Dalam prasasti Lintakan Dyah Tulodong disebut sebagai putri dari seseorang yang dimakamkan di Turu Mangambil.
Nama "Layang" sekarang mulai dikaitkan dengan keberadaan Situs Liyangan, berdasarkan kemiripan nama.
Riwayat Pemerintahan
[sunting | sunting sumber]Prasasti Lintakan tanggal 12 Juli 919 adalah prasasti tertua yang pernah ditemukan dengan menyebut Tulodong sebagai raja. Dalam pemerintahannya, yang menduduki jabatan Rakryan Mapatih Hino bernama Mpu Ketuwijaya yang juga bergelar Sri Ketudhara Manimantaprabha Prabhusakti, sedangkan yang menjabat Rakryan Halu adalah Mpu Sindok.
Prasasti Harinjing tanggal 19 September 921 berisi pengukuhan anugerah untuk anak-anak Bhagawanta Bhari yang berjumlah 12 orang dan tersebar di mana-mana. Bhagawanta Bhari adalah tokoh yang berjasa membangun bendungan pencegah banjir. Ia sendiri telah mendapat anugerah dari raja sebelumnya.

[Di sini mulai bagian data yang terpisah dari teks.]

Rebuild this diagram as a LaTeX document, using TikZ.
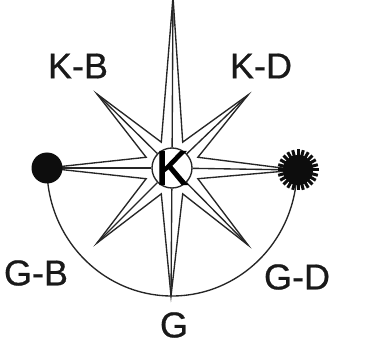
\documentclass[tikz,border=0pt]{standalone}
\usepackage{fontspec}
\setmainfont{Liberation Sans}
\newfontfamily\labfont[FakeBold=0.6]{Liberation Sans}
\newfontfamily\kfont[FakeBold=2.2]{Liberation Sans}
\usetikzlibrary{calc}
\tikzset{
  ink/.style={draw=black!85,line width=1.35pt,line join=miter,miter limit=30},
  lab/.style={inner sep=0pt,font=\labfont\fontsize{36}{36}\selectfont,text=black!90},
  centerring/.style={circle,draw=black!85,line width=1.35pt,fill=white,minimum size=40pt,inner sep=0pt},
  planet/.style={circle,fill=black!95,inner sep=0pt,minimum size=#1}
}
\begin{document}
\begin{tikzpicture}[x=1pt,y=-1pt]
\useasboundingbox (0,0) rectangle (381,361);
\fill[white] (0,0) rectangle (381,361);
\coordinate (c) at (172,168);
\coordinate (t1) at (173,-3);
\coordinate (t2) at (248,95);
\coordinate (t3) at (298,170);
\coordinate (t4) at (248,245);
\coordinate (t5) at (171,296);
\coordinate (t6) at (97,243);
\coordinate (t7) at (47,168);
\coordinate (t8) at (97,94);
\foreach \n/\a in {1/67.5,2/22.5,3/-22.5,4/-67.5,5/-112.5,6/-157.5,7/157.5,8/112.5}
  \coordinate (i\n) at ($(c)+(\a:28 and -28)$);
% arc from left disc to sun
\coordinate (as) at (47,168);
\draw[ink] (as) arc[start angle=180,end angle=360,x radius=125pt,y radius=128pt];
% star outline
\draw[ink] (t1)--(i1)--(t2)--(i2)--(t3)--(i3)--(t4)--(i4)--(t5)--(i5)--(t6)--(i6)--(t7)--(i7)--(t8)--(i8)--cycle;
\node[centerring] (K) at (c) {};
\foreach \n in {1,...,8} \draw[ink] (t\n) -- (K);
\node[inner sep=0pt,font=\kfont\fontsize{48}{48}\selectfont,text=black] (Kl) at (c) {K};
\node[planet=31pt] (B) at (t7) {};
\foreach \a in {0,15,...,345} \draw[black!95,line width=3pt] ($(298,170)+(\a:11 and 11)$) -- ($(298,170)+(\a:20.5 and 20.5)$);
\node[planet=30pt] (D) at (298,170) {};
\node[lab] (kb) at (78,66) {K-B};
\node[lab] (kd) at (261,66) {K-D};
\node[lab] (gb) at (36,273) {G-B};
\node[lab] (gd) at (297,277) {G-D};
\node[lab] (g) at (174,325) {G};
\end{tikzpicture}
\end{document}
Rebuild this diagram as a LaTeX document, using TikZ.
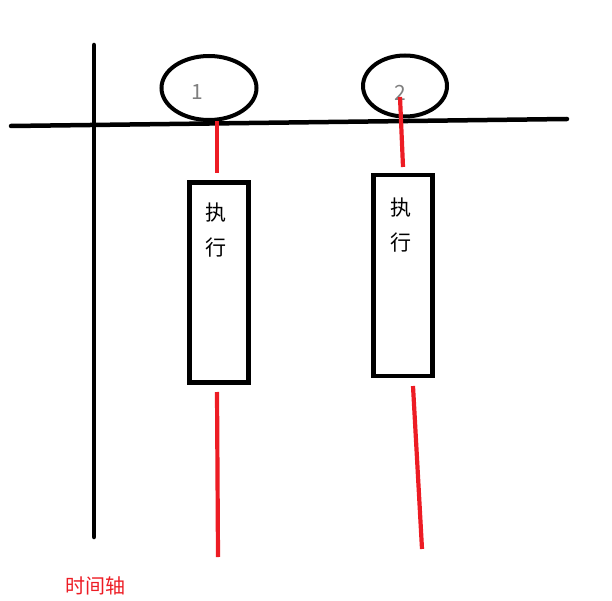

Prasasti untuk anak-anak Bhagawanta Bhari diperbaharui lagi pada tanggal 7 Maret 927, di mana mereka mendapatkan Desa Culanggi sebagai sima swatantra (daerah bebas pajak). Pembaharuan tersebut dilakukan oleh Rakai Hino Mpu Ketuwijaya, atas saran dari Rakai Sumba yang menjabat sebagai Sang Pamgat Momahumah.
Akhir Pemerintahan
[sunting | sunting sumber]Prasasti Palebuhan tanggal April 927 menyebut adanya raja baru bernama Sri Maharaja Pu Wagiswara. Ia diyakini sebagai raja pengganti Dyah Tulodong namun tak berlangsung lama. Sedangkan Sri Ketudhara Manimantaprabha Prabhusakti yang tercatat dalam Prasasti Harinjing (921 M) sebagai Rakryan Mapatih Hino tidak diketahui lagi nasib dan keberadaannya.
Referensi
[sunting | sunting sumber]- ^ "Prasasti Lintakan - Informasi Situs Budaya Indonesia Prasasti Lintakan". Informasi Situs Budaya Indonesia. 2018-12-03. Diakses tanggal 2019-07-12.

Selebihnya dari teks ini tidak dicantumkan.